### Work required
From the entries below, print exactly the span beginning with the line holding "Write the Chart.js code for this chart." and ending with the line holding "const xRange = [-8.31, 8.41];", endpoints included, and skip any pictures.

(Records with drawing code)
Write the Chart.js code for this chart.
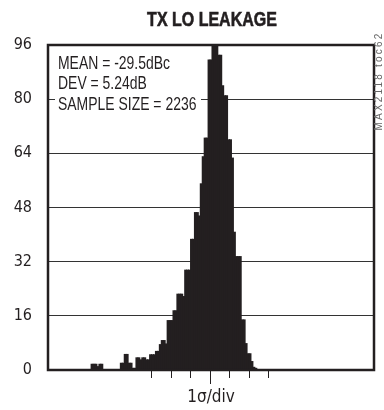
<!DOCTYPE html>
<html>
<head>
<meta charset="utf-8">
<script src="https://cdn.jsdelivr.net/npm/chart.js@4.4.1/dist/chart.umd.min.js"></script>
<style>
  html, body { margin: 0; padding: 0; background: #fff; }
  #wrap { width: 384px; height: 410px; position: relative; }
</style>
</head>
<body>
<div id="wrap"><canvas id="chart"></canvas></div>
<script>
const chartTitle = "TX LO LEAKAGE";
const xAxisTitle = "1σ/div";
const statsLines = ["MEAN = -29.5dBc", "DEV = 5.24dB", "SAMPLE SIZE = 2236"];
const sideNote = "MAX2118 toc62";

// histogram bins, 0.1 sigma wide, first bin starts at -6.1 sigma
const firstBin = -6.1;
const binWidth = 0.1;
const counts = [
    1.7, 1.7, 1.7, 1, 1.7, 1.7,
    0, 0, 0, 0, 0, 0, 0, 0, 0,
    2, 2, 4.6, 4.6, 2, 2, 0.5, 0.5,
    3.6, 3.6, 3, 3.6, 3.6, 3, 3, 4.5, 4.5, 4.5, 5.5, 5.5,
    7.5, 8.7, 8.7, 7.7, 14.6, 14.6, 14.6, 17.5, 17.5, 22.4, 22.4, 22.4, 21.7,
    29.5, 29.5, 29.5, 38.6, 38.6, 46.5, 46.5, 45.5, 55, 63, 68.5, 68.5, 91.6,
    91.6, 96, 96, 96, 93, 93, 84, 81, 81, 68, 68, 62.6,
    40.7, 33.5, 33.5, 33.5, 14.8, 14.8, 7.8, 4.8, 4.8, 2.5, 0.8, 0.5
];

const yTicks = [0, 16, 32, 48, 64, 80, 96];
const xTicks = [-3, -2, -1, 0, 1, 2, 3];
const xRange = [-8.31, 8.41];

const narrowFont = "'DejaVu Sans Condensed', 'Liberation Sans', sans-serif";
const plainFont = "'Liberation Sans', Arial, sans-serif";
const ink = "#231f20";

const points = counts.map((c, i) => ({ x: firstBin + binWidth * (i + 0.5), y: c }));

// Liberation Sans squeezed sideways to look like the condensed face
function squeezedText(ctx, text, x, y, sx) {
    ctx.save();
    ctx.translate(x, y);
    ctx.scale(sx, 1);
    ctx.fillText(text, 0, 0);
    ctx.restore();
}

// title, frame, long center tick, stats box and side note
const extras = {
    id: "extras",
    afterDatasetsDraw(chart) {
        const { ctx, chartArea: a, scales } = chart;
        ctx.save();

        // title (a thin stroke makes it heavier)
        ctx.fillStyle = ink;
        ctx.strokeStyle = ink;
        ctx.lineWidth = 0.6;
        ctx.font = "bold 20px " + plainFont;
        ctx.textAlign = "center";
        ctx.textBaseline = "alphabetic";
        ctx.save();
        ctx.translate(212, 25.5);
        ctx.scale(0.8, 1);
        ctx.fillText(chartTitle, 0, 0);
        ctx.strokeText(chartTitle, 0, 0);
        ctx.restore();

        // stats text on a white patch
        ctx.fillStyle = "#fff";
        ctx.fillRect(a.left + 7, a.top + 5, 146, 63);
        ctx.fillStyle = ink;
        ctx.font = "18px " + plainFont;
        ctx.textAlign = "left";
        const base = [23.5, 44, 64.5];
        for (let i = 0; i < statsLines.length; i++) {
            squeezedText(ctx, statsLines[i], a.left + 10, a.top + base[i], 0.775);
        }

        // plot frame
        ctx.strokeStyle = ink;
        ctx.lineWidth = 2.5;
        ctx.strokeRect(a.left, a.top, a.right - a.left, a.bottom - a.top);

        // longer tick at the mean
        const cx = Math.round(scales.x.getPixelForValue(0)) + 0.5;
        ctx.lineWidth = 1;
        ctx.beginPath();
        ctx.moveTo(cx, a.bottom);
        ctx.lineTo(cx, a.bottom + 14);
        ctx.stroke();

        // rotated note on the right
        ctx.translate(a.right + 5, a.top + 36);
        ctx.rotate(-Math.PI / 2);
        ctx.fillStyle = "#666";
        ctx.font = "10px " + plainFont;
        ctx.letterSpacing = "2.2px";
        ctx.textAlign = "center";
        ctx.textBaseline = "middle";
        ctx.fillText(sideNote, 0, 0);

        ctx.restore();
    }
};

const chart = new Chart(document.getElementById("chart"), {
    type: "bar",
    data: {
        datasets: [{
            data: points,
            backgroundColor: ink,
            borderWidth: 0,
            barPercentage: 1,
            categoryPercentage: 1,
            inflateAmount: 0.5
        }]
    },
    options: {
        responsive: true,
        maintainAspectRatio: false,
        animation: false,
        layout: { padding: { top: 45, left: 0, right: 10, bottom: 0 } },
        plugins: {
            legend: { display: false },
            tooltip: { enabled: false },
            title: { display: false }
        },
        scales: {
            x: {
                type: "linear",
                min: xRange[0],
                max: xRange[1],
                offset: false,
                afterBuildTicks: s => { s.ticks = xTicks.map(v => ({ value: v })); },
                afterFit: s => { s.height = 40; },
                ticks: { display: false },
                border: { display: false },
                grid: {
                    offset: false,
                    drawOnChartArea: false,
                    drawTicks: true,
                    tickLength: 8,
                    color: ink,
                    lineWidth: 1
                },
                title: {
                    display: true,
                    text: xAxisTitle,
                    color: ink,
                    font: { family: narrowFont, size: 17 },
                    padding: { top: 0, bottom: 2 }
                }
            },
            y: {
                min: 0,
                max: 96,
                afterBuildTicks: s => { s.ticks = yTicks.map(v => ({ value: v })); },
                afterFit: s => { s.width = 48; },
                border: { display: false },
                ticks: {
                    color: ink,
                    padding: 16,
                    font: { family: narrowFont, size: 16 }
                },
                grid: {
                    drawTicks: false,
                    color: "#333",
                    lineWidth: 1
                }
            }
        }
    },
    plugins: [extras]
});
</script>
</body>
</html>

* * *

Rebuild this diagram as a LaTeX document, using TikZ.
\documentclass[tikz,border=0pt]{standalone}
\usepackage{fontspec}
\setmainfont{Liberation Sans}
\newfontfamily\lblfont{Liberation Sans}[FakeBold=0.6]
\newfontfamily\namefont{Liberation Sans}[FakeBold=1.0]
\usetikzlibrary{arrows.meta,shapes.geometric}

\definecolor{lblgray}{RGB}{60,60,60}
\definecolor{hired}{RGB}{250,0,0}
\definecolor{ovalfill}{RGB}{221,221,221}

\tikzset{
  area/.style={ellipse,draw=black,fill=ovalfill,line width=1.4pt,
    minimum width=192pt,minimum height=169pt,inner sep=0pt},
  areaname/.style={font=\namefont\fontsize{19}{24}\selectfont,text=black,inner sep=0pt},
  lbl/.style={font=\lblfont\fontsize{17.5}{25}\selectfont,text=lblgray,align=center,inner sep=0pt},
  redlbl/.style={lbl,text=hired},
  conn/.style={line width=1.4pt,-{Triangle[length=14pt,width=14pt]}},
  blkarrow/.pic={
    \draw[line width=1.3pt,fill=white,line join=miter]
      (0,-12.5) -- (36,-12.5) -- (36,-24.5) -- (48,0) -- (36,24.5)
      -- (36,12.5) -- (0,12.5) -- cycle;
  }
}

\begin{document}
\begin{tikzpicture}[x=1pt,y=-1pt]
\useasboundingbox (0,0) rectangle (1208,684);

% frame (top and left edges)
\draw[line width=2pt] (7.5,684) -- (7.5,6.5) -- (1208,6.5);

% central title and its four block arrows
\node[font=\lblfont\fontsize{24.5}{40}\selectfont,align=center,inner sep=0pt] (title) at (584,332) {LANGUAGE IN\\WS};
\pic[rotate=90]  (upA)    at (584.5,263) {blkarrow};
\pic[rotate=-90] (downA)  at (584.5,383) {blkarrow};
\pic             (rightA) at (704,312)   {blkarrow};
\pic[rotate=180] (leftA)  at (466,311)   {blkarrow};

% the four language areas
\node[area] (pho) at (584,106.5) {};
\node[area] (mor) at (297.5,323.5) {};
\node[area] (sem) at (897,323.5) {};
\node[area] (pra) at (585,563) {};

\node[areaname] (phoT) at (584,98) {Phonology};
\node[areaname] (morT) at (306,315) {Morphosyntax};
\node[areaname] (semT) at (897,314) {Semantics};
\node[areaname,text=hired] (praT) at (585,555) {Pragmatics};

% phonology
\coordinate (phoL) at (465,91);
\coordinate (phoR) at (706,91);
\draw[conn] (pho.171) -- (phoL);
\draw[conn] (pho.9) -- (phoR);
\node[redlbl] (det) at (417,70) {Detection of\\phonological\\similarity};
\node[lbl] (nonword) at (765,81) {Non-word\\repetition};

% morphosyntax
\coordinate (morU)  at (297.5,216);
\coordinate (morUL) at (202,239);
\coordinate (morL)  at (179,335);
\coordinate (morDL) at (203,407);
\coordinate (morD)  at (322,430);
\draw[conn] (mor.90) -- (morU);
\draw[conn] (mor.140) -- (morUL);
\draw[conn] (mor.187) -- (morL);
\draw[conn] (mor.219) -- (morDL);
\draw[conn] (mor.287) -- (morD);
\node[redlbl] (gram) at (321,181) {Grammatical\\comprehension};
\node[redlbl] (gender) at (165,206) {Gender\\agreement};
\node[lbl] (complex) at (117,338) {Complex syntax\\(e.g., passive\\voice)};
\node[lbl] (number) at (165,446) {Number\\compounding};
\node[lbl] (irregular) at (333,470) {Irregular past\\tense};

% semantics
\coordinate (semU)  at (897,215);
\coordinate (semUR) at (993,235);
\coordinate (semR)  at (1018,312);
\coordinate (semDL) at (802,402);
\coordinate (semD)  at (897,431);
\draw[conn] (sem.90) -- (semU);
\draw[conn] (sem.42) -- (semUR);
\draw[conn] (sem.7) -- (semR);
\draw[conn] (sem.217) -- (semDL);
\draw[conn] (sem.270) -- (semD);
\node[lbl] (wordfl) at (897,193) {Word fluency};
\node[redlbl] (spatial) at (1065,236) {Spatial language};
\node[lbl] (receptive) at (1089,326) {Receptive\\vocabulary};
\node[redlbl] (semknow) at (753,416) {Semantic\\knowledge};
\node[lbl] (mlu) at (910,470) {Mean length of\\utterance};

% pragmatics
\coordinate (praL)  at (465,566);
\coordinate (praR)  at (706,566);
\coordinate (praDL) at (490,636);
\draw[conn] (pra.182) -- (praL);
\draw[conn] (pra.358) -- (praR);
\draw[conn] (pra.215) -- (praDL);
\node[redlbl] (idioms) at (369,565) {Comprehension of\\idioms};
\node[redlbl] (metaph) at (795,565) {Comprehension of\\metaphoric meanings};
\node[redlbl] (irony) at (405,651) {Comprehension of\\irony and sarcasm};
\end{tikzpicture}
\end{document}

### Expected output
Write the Chart.js code for this chart.
<!DOCTYPE html>
<html>
<head>
<meta charset="utf-8">
<script src="https://cdn.jsdelivr.net/npm/chart.js@4.4.1/dist/chart.umd.min.js"></script>
<style>
  html, body { margin: 0; padding: 0; background: #fff; }
  #wrap { width: 384px; height: 410px; position: relative; }
</style>
</head>
<body>
<div id="wrap"><canvas id="chart"></canvas></div>
<script>
const chartTitle = "TX LO LEAKAGE";
const xAxisTitle = "1σ/div";
const statsLines = ["MEAN = -29.5dBc", "DEV = 5.24dB", "SAMPLE SIZE = 2236"];
const sideNote = "MAX2118 toc62";

// histogram bins, 0.1 sigma wide, first bin starts at -6.1 sigma
const firstBin = -6.1;
const binWidth = 0.1;
const counts = [
    1.7, 1.7, 1.7, 1, 1.7, 1.7,
    0, 0, 0, 0, 0, 0, 0, 0, 0,
    2, 2, 4.6, 4.6, 2, 2, 0.5, 0.5,
    3.6, 3.6, 3, 3.6, 3.6, 3, 3, 4.5, 4.5, 4.5, 5.5, 5.5,
    7.5, 8.7, 8.7, 7.7, 14.6, 14.6, 14.6, 17.5, 17.5, 22.4, 22.4, 22.4, 21.7,
    29.5, 29.5, 29.5, 38.6, 38.6, 46.5, 46.5, 45.5, 55, 63, 68.5, 68.5, 91.6,
    91.6, 96, 96, 96, 93, 93, 84, 81, 81, 68, 68, 62.6,
    40.7, 33.5, 33.5, 33.5, 14.8, 14.8, 7.8, 4.8, 4.8, 2.5, 0.8, 0.5
];

const yTicks = [0, 16, 32, 48, 64, 80, 96];
const xTicks = [-3, -2, -1, 0, 1, 2, 3];
const xRange = [-8.31, 8.41];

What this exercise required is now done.